Just over a year ago my dressage horse, Bear, sustained a career-ending injury in a hind leg while out in an icy paddock. When I heard the devastating diagnosis, time seemed to stand still, as if it was holding space for me while I absorbed the disorienting and overwhelming new reality.
Helping Bear through months of rehab taught me the many lessons of time ~ being in the moment and having patience chief among them. His healing was going to take as long as it was going to take. I had to release all agendas and be what he needed me to be ~ a patient and attentive care giver ~ while he hobbled along the path to wellness.
Interestingly, Bear taught me about patience. He took his four-month confinement in stride. He seemed to know he needed the down time, which gave me permission to release all notions of a timeline for when he had to be better. This was his time to find balance again, and I needed to respect that and be the support he needed.
Daily 10-minute walks in the arena in the bitter cold gave us time to stretch our legs. Appreciating every wobbly step he took and the trust this horse had put in me for his welfare took my connection with him deeper, and gave me a greater appreciation of my role in his recovery. Teaching Bear to smile for a carrot, and other happy distractions, kept his mind engaged and gave me a deeper appreciation for the intelligent clown he really is. Changing his bandages every day helped deepen my empathy for his condition. Watching him heal gradually, over time, gave me the satisfaction of understanding the part I was playing in his healing journey.

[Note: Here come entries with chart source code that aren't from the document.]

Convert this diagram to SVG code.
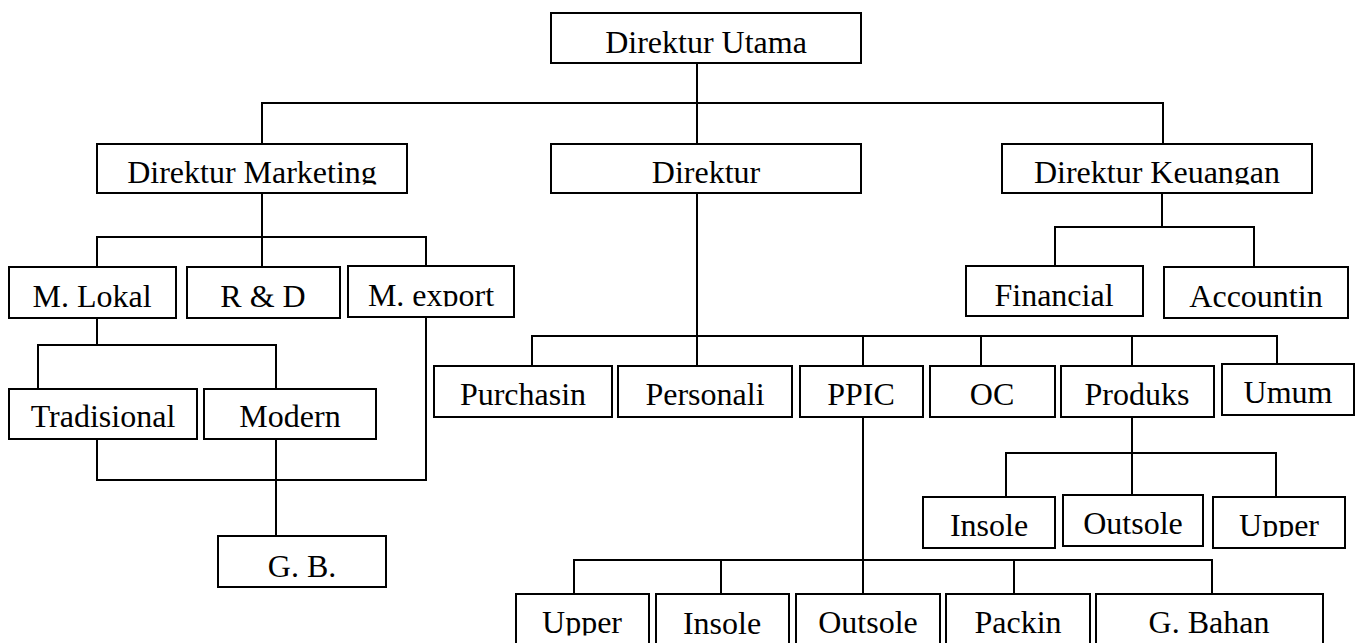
<svg xmlns="http://www.w3.org/2000/svg" width="1362" height="643" viewBox="0 0 1362 643">
<style>
.box{fill:#fff;stroke:#000;stroke-width:2}
.lbl{font-family:"Liberation Serif","Times New Roman",serif;font-size:32px;fill:#000;text-anchor:middle}
.con{stroke:#000;stroke-width:2;fill:none;stroke-linecap:square}
</style>
<defs>
<clipPath id="cMkt"><rect x="97" y="144" width="310" height="40.5"/></clipPath>
<clipPath id="cKeu"><rect x="1002" y="144" width="310" height="40.5"/></clipPath>
<clipPath id="cExp"><rect x="348" y="266" width="166" height="40.5"/></clipPath>
<clipPath id="cUp1"><rect x="1213" y="497" width="132" height="40"/></clipPath>
<clipPath id="cUp2"><rect x="516" y="594" width="133" height="41.5"/></clipPath>
</defs>
<rect width="1362" height="643" fill="#fff"/>
<g id="connectors">
<path class="con" d="M697 63V144M262 103H1163M262 103V144M1163 103V144"/>
<path class="con" d="M262 193V267M97 237H426M97 237V267M426 237V266"/>
<path class="con" d="M97 318V345M38 345H276M38 345V389M276 345V389"/>
<path class="con" d="M97 439V480H426V317M276 439V536"/>
<path class="con" d="M697 193V366M532 336H1277M532 336V366M863 336V366M981 336V366M1132 336V366M1277 336V364"/>
<path class="con" d="M1162 193V227M1055 227H1254M1055 227V266M1254 227V267"/>
<path class="con" d="M1132 417V495M1006 453H1276M1006 453V497M1276 453V497"/>
<path class="con" d="M863 417V594M574 560H1212M574 560V594M721 560V594M1014 560V594M1212 560V594"/>
</g>
<g id="n-utama"><rect class="box" x="551" y="13" width="310" height="50"/><text class="lbl" x="706" y="53">Direktur Utama</text></g>
<g id="n-marketing"><rect class="box" x="97" y="144" width="310" height="49"/><text class="lbl" x="252" y="183" clip-path="url(#cMkt)">Direktur Marketing</text></g>
<g id="n-direktur"><rect class="box" x="551" y="144" width="310" height="49"/><text class="lbl" x="706" y="183">Direktur</text></g>
<g id="n-keuangan"><rect class="box" x="1002" y="144" width="310" height="49"/><text class="lbl" x="1157" y="183" clip-path="url(#cKeu)">Direktur Keuangan</text></g>
<g id="n-mlokal"><rect class="box" x="9" y="267" width="167" height="51"/><text class="lbl" x="92" y="307">M. Lokal</text></g>
<g id="n-rd"><rect class="box" x="187" y="267" width="153" height="51"/><text class="lbl" x="263" y="307">R &amp; D</text></g>
<g id="n-mexport"><rect class="box" x="348" y="266" width="166" height="51"/><text class="lbl" x="431" y="306" clip-path="url(#cExp)">M. export</text></g>
<g id="n-financial"><rect class="box" x="966" y="266" width="177" height="50"/><text class="lbl" x="1054" y="306">Financial</text></g>
<g id="n-accountin"><rect class="box" x="1164" y="267" width="184" height="51"/><text class="lbl" x="1256" y="307">Accountin</text></g>
<g id="n-tradisional"><rect class="box" x="9" y="389" width="188" height="50"/><text class="lbl" x="103" y="427">Tradisional</text></g>
<g id="n-modern"><rect class="box" x="204" y="389" width="172" height="50"/><text class="lbl" x="290" y="427">Modern</text></g>
<g id="n-gb"><rect class="box" x="218" y="536" width="168" height="51"/><text class="lbl" x="302" y="577">G. B.</text></g>
<g id="n-purchasin"><rect class="box" x="434" y="366" width="178" height="51"/><text class="lbl" x="523" y="405">Purchasin</text></g>
<g id="n-personali"><rect class="box" x="618" y="366" width="174" height="51"/><text class="lbl" x="705" y="405">Personali</text></g>
<g id="n-ppic"><rect class="box" x="800" y="366" width="123" height="51"/><text class="lbl" x="861" y="405">PPIC</text></g>
<g id="n-oc"><rect class="box" x="930" y="366" width="125" height="51"/><text class="lbl" x="992" y="405">OC</text></g>
<g id="n-produks"><rect class="box" x="1061" y="366" width="153" height="51"/><text class="lbl" x="1137" y="405">Produks</text></g>
<g id="n-umum"><rect class="box" x="1222" y="364" width="132" height="51"/><text class="lbl" x="1288" y="403">Umum</text></g>
<g id="n-insole1"><rect class="box" x="923" y="497" width="132" height="51"/><text class="lbl" x="989" y="536">Insole</text></g>
<g id="n-outsole1"><rect class="box" x="1063" y="495" width="140" height="51"/><text class="lbl" x="1133" y="534">Outsole</text></g>
<g id="n-upper1"><rect class="box" x="1213" y="497" width="132" height="51"/><text class="lbl" x="1279" y="536" clip-path="url(#cUp1)">Upper</text></g>
<g id="n-upper2"><rect class="box" x="516" y="594" width="133" height="60"/><text class="lbl" x="582" y="633" clip-path="url(#cUp2)">Upper</text></g>
<g id="n-insole2"><rect class="box" x="656" y="594" width="133" height="60"/><text class="lbl" x="722" y="634">Insole</text></g>
<g id="n-outsole2"><rect class="box" x="796" y="594" width="144" height="60"/><text class="lbl" x="868" y="633">Outsole</text></g>
<g id="n-packin"><rect class="box" x="946" y="594" width="144" height="60"/><text class="lbl" x="1018" y="633">Packin</text></g>
<g id="n-gbahan"><rect class="box" x="1096" y="594" width="227" height="60"/><text class="lbl" x="1209" y="633">G. Bahan</text></g>
</svg>
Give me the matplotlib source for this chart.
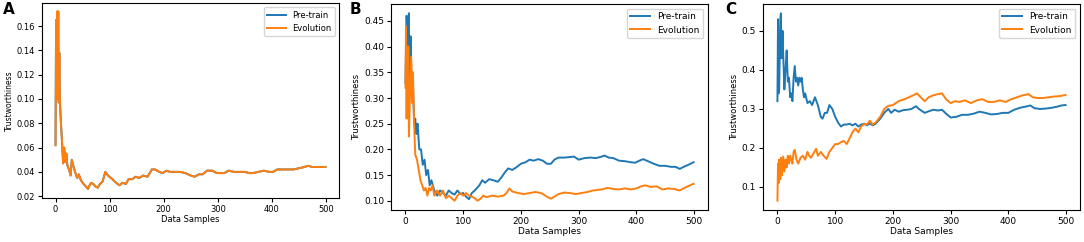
import numpy as np
import matplotlib
matplotlib.use('Agg')
import matplotlib.pyplot as plt

# ---- panel A (both curves identical, Pre-train hidden under Evolution) ----
a_x = [0, 1, 2, 3, 4, 5, 6, 7, 8, 10, 12, 14, 16, 18, 20, 22, 25, 28, 30, 33,
       36, 40, 43, 47, 52, 56, 60, 63, 66, 70, 74, 78, 82, 87, 92, 97, 105, 112,
       118, 124, 130, 135, 142, 148, 155, 162, 170, 178, 184, 192, 198, 205,
       212, 220, 230, 240, 250, 257, 265, 272, 280, 290, 298, 305, 312, 320,
       330, 340, 350, 358, 365, 375, 385, 395, 402, 410, 420, 430, 440, 450,
       460, 467, 475, 485, 492, 499]
a_evo = [0.062, 0.165, 0.100, 0.172, 0.105, 0.172, 0.097, 0.138, 0.100, 0.080,
         0.065, 0.047, 0.060, 0.048, 0.055, 0.045, 0.042, 0.037, 0.050, 0.045,
         0.040, 0.035, 0.038, 0.033, 0.030, 0.028, 0.026, 0.029, 0.031, 0.030,
         0.028, 0.027, 0.030, 0.032, 0.040, 0.037, 0.034, 0.031, 0.029, 0.031,
         0.030, 0.034, 0.034, 0.036, 0.035, 0.037, 0.036, 0.042, 0.042, 0.040,
         0.039, 0.041, 0.040, 0.040, 0.040, 0.039, 0.037, 0.036, 0.038, 0.038,
         0.041, 0.041, 0.039, 0.039, 0.039, 0.041, 0.040, 0.040, 0.040, 0.039,
         0.039, 0.040, 0.041, 0.040, 0.040, 0.042, 0.042, 0.042, 0.042, 0.043,
         0.044, 0.045, 0.044, 0.044, 0.044, 0.044]
a_pre = list(a_evo)

# ---- panel B ----
b_pre_x = [0, 2, 4, 6, 7, 9, 11, 13, 15, 17, 19, 21, 24, 27, 30, 33, 36, 39, 42,
           45, 50, 55, 60, 65, 70, 75, 80, 85, 90, 95, 100, 105, 110, 115, 120,
           128, 133, 138, 145, 152, 160, 166, 172, 178, 185, 192, 200, 208, 215,
           222, 230, 238, 245, 252, 258, 265, 275, 285, 292, 300, 310, 320, 330,
           340, 345, 352, 360, 370, 380, 390, 398, 405, 412, 420, 430, 440, 450,
           460, 468, 475, 482, 490, 499]
b_pre = [0.33, 0.46, 0.40, 0.465, 0.34, 0.42, 0.30, 0.33, 0.25, 0.26, 0.23,
         0.25, 0.20, 0.20, 0.17, 0.18, 0.15, 0.16, 0.13, 0.14, 0.12, 0.11, 0.12,
         0.115, 0.11, 0.12, 0.115, 0.112, 0.12, 0.113, 0.115, 0.108, 0.103,
         0.115, 0.12, 0.13, 0.14, 0.135, 0.142, 0.14, 0.137, 0.145, 0.155,
         0.163, 0.16, 0.165, 0.172, 0.175, 0.18, 0.178, 0.181, 0.178, 0.172,
         0.172, 0.18, 0.184, 0.184, 0.185, 0.186, 0.18, 0.183, 0.184, 0.183,
         0.186, 0.188, 0.184, 0.183, 0.178, 0.177, 0.175, 0.174, 0.178, 0.181,
         0.177, 0.172, 0.168, 0.168, 0.166, 0.166, 0.162, 0.166, 0.170, 0.175]
b_evo_x = [0, 1, 2, 3, 4, 5, 6, 8, 10, 12, 13, 15, 17, 20, 23, 26, 29, 32, 35,
           38, 41, 44, 47, 50, 55, 60, 65, 70, 75, 80, 85, 90, 95, 100, 105,
           110, 115, 120, 125, 130, 135, 140, 150, 160, 170, 175, 180, 185, 195,
           205, 215, 225, 235, 245, 252, 258, 265, 275, 285, 295, 305, 315, 325,
           340, 350, 360, 370, 380, 390, 400, 408, 415, 425, 435, 445, 455, 465,
           475, 485, 499]
b_evo = [0.32, 0.44, 0.26, 0.40, 0.34, 0.40, 0.225, 0.31, 0.38, 0.29, 0.35,
         0.25, 0.19, 0.18, 0.16, 0.14, 0.13, 0.12, 0.125, 0.11, 0.125, 0.12,
         0.13, 0.11, 0.12, 0.11, 0.12, 0.105, 0.11, 0.105, 0.10, 0.11, 0.115,
         0.11, 0.115, 0.11, 0.108, 0.105, 0.100, 0.104, 0.11, 0.107, 0.11,
         0.108, 0.11, 0.115, 0.124, 0.118, 0.115, 0.113, 0.115, 0.117, 0.115,
         0.108, 0.104, 0.108, 0.113, 0.116, 0.115, 0.113, 0.115, 0.117, 0.120,
         0.122, 0.125, 0.123, 0.122, 0.124, 0.122, 0.124, 0.128, 0.130, 0.127,
         0.128, 0.122, 0.124, 0.123, 0.120, 0.126, 0.133]

# ---- panel C ----
c_pre_x = [0, 1, 2, 3, 5, 6, 7, 9, 10, 12, 14, 16, 18, 20, 22, 24, 26, 28, 30,
           32, 34, 36, 38, 40, 42, 44, 46, 48, 52, 56, 60, 65, 70, 75, 78, 82,
           86, 90, 95, 100, 105, 110, 115, 120, 125, 130, 135, 140, 145, 150,
           155, 160, 165, 170, 178, 185, 192, 197, 203, 210, 218, 225, 232, 240,
           245, 255, 262, 270, 278, 285, 292, 300, 310, 320, 330, 340, 350, 360,
           370, 380, 390, 400, 410, 420, 430, 438, 445, 455, 465, 475, 485, 492,
           499]
c_pre = [0.32, 0.53, 0.34, 0.35, 0.53, 0.545, 0.43, 0.50, 0.44, 0.35, 0.40,
         0.45, 0.37, 0.38, 0.33, 0.34, 0.32, 0.38, 0.41, 0.37, 0.38, 0.36, 0.38,
         0.37, 0.38, 0.35, 0.33, 0.34, 0.315, 0.32, 0.31, 0.33, 0.31, 0.28,
         0.275, 0.29, 0.29, 0.31, 0.30, 0.28, 0.265, 0.255, 0.26, 0.26, 0.262,
         0.258, 0.262, 0.255, 0.26, 0.262, 0.258, 0.263, 0.258, 0.262, 0.275,
         0.29, 0.30, 0.29, 0.298, 0.293, 0.297, 0.298, 0.300, 0.307, 0.30, 0.29,
         0.294, 0.298, 0.296, 0.298, 0.288, 0.278, 0.28, 0.285, 0.285, 0.288,
         0.293, 0.29, 0.286, 0.287, 0.29, 0.29, 0.298, 0.303, 0.306, 0.309,
         0.302, 0.300, 0.301, 0.303, 0.306, 0.309, 0.310]
c_evo_x = [0, 1, 2, 3, 5, 6, 8, 10, 12, 14, 16, 18, 20, 22, 24, 26, 28, 30, 33,
           36, 40, 44, 48, 52, 55, 58, 62, 67, 70, 75, 80, 85, 90, 95, 100, 105,
           110, 115, 120, 125, 130, 135, 140, 145, 150, 155, 160, 165, 170, 178,
           185, 192, 200, 210, 220, 228, 235, 242, 248, 255, 262, 270, 278, 285,
           292, 300, 308, 315, 325, 335, 345, 355, 365, 375, 385, 395, 405, 415,
           425, 435, 442, 450, 460, 470, 480, 490, 499]
c_evo = [0.065, 0.16, 0.11, 0.17, 0.12, 0.175, 0.13, 0.178, 0.14, 0.17, 0.15,
         0.18, 0.16, 0.18, 0.17, 0.16, 0.19, 0.195, 0.17, 0.16, 0.175, 0.18,
         0.17, 0.19, 0.18, 0.175, 0.185, 0.198, 0.18, 0.19, 0.18, 0.172, 0.19,
         0.20, 0.21, 0.21, 0.215, 0.218, 0.21, 0.225, 0.24, 0.25, 0.24, 0.255,
         0.262, 0.26, 0.27, 0.26, 0.265, 0.28, 0.30, 0.308, 0.31, 0.32, 0.325,
         0.33, 0.335, 0.34, 0.33, 0.32, 0.33, 0.335, 0.338, 0.34, 0.325, 0.315,
         0.32, 0.318, 0.322, 0.315, 0.322, 0.325, 0.318, 0.318, 0.322, 0.318,
         0.325, 0.33, 0.335, 0.338, 0.33, 0.328, 0.328, 0.33, 0.332, 0.333,
         0.336]

W, H = 1084, 242
fig = plt.figure(figsize=(W / 100, H / 100), dpi=100)


def add_ax(left, right, top, bottom):
    # pixel box (top-left origin) -> figure fraction
    return fig.add_axes([left / W, 1 - bottom / H, (right - left) / W, (bottom - top) / H])


panels = [
    ('A', add_ax(42, 339, 3, 198), a_x, a_pre, a_x, a_evo, (0.0185, 0.179), 3, 6),
    ('B', add_ax(391, 708, 4, 210), b_pre_x, b_pre, b_evo_x, b_evo, (0.082, 0.483), 350, 6.5),
    ('C', add_ax(763, 1080, 4, 210), c_pre_x, c_pre, c_evo_x, c_evo, (0.041, 0.569), 725, 6.5),
]

for letter, ax, px, py, ex, ey, ylim, lx, fs in panels:
    ax.plot(px, py, color='tab:blue', lw=1.4, label='Pre-train')
    ax.plot(ex, ey, color='tab:orange', lw=1.4, label='Evolution')
    ax.set_xlim(-25, 524)
    ax.set_ylim(*ylim)
    ax.set_xticks([0, 100, 200, 300, 400, 500])
    ax.tick_params(labelsize=fs, length=3, pad=2)
    ax.set_xlabel('Data Samples', fontsize=fs, labelpad=1)
    ax.set_ylabel('Trustworthiness', fontsize=fs - 0.5, labelpad=2)
    ax.legend(loc='upper right', fontsize=fs, handlelength=2.2)
    fig.text(lx / W, 1 - 2 / H, letter, fontsize=11, fontweight='bold', va='top', ha='left')

fig.savefig('out.png', dpi=100)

Bear’s boo boo forced me to stop and reconsider my relationship with time. Time is a construct we’ve developed to help organize our lives, but instead we’ve allowed it to enslave us. As devastating as the initial report of Bear’s injury was it helped me grasp the value of letting go and letting be. It doesn’t mean it’s always easy, but when I feel myself becoming entrapped by time I remember happy moments spent in the company of a horse finding his way to wellness.
Today Bear is 100 per cent recovered and cavorting in a paddock with a new girlfriend. In the spring we’ll saddle him up and he’ll learn to be a husband’s hack horse. And when the time is right he’ll take his place as the lead horse in my therapy herd.
Had I forced an agenda and not learned the lessons of time, his story might have ended quite differently, and not necessarily so happily.